In a series of posts on X, Lee said studio executives have made it clear that the success of the Halle Bailey and Regé-Jean Page-led rom-com will directly impact whether her own projects move forward.
“1. Met with a studio about my already shot romcom and they won’t buy it until / They see how You, Me & Tuscany does 2. Met with an exec about a romance script I have, they won’t buy it until / They see how You, Me & Tuscany does 3. Go see this film!” Lee wrote.
Her follow-up post made the reality even clearer. “A film that has nothing to do with me could quite literally change my life,” she added.
The posts quickly gained traction, tapping into a long-running frustration among Black creatives: that individual projects are often treated as proof points for an entire genre.
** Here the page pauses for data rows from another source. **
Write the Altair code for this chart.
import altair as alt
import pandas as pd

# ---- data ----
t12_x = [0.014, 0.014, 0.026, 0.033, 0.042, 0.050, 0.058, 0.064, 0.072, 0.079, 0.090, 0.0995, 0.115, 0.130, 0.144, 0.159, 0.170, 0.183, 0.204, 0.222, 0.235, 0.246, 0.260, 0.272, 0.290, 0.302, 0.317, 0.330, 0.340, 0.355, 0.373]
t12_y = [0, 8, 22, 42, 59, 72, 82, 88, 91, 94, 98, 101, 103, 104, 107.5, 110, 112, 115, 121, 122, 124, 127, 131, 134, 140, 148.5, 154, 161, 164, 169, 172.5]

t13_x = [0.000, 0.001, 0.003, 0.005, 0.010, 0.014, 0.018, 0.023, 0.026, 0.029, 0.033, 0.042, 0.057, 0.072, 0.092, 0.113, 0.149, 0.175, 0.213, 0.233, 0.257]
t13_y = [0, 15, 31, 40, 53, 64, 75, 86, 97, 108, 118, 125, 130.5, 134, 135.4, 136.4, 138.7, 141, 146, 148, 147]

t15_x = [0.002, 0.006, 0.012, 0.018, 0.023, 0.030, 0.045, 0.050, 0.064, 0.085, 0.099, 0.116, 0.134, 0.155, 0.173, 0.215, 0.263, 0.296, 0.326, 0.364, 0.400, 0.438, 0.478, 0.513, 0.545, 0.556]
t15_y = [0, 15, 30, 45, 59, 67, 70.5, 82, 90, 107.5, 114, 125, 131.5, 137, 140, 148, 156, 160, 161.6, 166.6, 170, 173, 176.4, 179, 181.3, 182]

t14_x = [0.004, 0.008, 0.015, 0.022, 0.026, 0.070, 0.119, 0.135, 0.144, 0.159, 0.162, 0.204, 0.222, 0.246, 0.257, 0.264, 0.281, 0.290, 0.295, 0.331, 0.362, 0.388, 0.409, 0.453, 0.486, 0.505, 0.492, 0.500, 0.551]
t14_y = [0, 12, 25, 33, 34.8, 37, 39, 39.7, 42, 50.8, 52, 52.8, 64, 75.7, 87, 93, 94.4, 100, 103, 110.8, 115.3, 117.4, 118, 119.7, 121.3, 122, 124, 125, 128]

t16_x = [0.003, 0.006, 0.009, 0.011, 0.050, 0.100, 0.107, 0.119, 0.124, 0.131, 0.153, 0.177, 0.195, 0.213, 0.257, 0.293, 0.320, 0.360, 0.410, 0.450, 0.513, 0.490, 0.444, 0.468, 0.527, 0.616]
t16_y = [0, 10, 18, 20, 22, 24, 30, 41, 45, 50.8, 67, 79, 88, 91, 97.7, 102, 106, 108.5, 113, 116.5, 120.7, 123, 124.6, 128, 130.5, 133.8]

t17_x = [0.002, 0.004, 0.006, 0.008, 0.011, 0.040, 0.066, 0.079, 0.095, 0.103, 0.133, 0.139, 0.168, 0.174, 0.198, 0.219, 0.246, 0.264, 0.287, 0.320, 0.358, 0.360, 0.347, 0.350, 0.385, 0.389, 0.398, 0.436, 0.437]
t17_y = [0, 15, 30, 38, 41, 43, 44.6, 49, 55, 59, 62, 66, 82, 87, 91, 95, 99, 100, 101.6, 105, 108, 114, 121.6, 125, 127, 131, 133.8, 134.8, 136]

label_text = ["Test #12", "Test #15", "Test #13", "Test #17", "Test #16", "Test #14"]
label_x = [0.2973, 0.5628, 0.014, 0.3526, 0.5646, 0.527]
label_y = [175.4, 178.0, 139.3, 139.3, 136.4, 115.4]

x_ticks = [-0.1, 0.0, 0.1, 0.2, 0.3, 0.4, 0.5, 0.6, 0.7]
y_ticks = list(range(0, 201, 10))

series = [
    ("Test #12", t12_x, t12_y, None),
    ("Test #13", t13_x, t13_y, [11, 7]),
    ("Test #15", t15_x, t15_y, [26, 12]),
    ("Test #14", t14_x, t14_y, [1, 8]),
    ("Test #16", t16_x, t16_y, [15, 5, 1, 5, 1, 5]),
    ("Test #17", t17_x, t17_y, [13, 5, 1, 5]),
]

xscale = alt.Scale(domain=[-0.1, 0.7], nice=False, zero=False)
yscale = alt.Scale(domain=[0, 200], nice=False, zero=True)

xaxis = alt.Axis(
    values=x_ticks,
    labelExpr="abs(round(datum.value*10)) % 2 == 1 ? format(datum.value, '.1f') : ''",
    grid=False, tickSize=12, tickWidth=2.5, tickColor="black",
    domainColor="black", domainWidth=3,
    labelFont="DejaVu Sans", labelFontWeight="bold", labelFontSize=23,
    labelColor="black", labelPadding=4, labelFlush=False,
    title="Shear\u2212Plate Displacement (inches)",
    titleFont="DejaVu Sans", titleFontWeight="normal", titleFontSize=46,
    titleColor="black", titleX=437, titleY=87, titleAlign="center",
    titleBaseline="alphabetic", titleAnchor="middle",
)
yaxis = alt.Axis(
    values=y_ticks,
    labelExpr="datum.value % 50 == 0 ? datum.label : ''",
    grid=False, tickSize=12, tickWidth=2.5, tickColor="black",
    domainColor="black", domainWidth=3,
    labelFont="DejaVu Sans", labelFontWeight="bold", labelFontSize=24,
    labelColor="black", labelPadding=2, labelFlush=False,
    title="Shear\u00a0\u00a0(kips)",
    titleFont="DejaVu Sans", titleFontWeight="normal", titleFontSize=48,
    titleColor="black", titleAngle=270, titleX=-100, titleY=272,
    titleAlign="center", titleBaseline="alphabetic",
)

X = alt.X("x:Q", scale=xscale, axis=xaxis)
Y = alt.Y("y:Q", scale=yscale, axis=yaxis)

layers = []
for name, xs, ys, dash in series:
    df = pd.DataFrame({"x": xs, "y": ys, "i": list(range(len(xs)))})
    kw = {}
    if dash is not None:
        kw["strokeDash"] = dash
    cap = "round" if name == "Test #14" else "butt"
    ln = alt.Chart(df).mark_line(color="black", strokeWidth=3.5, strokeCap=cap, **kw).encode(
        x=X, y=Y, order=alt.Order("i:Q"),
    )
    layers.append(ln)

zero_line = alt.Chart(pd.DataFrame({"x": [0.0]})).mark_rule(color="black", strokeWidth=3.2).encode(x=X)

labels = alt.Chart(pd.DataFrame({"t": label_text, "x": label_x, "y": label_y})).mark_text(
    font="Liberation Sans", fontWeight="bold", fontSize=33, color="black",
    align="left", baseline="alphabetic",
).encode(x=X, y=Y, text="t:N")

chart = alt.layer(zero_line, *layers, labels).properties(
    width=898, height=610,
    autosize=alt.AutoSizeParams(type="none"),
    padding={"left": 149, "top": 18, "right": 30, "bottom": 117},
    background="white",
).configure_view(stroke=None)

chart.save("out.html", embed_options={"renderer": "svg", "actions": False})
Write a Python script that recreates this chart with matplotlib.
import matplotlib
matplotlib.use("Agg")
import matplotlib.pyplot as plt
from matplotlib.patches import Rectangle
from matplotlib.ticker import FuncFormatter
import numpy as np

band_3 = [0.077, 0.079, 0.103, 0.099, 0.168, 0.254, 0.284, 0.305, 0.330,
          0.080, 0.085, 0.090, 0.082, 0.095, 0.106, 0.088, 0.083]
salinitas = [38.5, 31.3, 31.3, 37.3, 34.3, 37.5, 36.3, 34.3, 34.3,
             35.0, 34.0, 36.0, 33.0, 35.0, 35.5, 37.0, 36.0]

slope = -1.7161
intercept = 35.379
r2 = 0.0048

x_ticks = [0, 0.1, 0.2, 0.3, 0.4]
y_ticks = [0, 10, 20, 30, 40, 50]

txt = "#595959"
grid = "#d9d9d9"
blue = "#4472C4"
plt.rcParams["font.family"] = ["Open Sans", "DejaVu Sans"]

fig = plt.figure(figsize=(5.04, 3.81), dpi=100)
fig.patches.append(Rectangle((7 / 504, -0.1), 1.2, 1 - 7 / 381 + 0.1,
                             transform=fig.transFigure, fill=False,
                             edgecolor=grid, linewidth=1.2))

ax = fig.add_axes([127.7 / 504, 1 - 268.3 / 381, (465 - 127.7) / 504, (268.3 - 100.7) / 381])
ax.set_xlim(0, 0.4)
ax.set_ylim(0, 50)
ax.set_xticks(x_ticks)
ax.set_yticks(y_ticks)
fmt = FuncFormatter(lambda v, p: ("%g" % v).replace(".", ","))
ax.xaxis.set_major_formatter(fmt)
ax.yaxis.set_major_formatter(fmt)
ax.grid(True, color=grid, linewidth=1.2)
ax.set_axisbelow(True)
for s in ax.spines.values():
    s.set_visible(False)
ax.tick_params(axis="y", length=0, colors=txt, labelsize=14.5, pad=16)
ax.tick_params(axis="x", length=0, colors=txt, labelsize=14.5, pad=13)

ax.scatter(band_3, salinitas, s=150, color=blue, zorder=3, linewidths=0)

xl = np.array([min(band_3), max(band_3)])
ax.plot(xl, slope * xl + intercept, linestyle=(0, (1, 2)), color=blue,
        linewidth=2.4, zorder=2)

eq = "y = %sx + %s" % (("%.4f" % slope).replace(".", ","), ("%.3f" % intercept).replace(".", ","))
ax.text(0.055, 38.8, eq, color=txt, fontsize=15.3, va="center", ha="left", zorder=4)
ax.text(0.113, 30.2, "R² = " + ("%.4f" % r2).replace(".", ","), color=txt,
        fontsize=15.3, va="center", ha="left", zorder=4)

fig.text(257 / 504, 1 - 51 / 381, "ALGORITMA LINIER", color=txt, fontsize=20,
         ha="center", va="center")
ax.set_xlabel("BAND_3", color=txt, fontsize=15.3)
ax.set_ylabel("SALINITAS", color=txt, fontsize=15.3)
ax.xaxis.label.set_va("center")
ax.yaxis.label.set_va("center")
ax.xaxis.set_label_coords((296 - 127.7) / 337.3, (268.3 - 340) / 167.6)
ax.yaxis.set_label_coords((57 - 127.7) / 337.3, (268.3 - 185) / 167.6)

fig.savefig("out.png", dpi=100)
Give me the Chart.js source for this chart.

Bailey addressed that pressure directly in a recent interview with Complex. “I feel like it almost isn’t fair for us to have to [hear], you know, ‘oh, well, we’re gonna watch how this one does. And then we’ll green light you.’ Like, it shouldn’t be like that at all,” Bailey said. “It’s amazing to be a Black creator… and I think that even when the goalposts may be moved every single time, we still will persevere, no matter what.”
She added, “I love that about being Black…being a young Black woman. I think that nothing can stop us… Like, her movie is gonna do great, and it’s gonna get greenlit because people want to see our stories on screen.”
Producer Will Packer, who is behind You, Me & Tuscany, also weighed in on X as the conversation spread. “Welcome to Hollywood 🙃,” he wrote, before adding in another post, “Could change a lot of people’s lives. Hollywood has always been reactive not proactive …”
The film itself, directed by Kat Coiro, follows Bailey’s character as she finds unexpected romance while staying at a villa in Italy. It arrives in theaters April 10. But as the online conversation made clear, the stakes extend beyond one storyline.
Lee’s already-shot rom-com That’s Her, which stars Kountry Wayne, Coco Jones, and Emmy Raver-Lampman, wrapped production in late 2024. Now, she says, its future — and others like it — may depend on how audiences show up for a film she didn’t even make.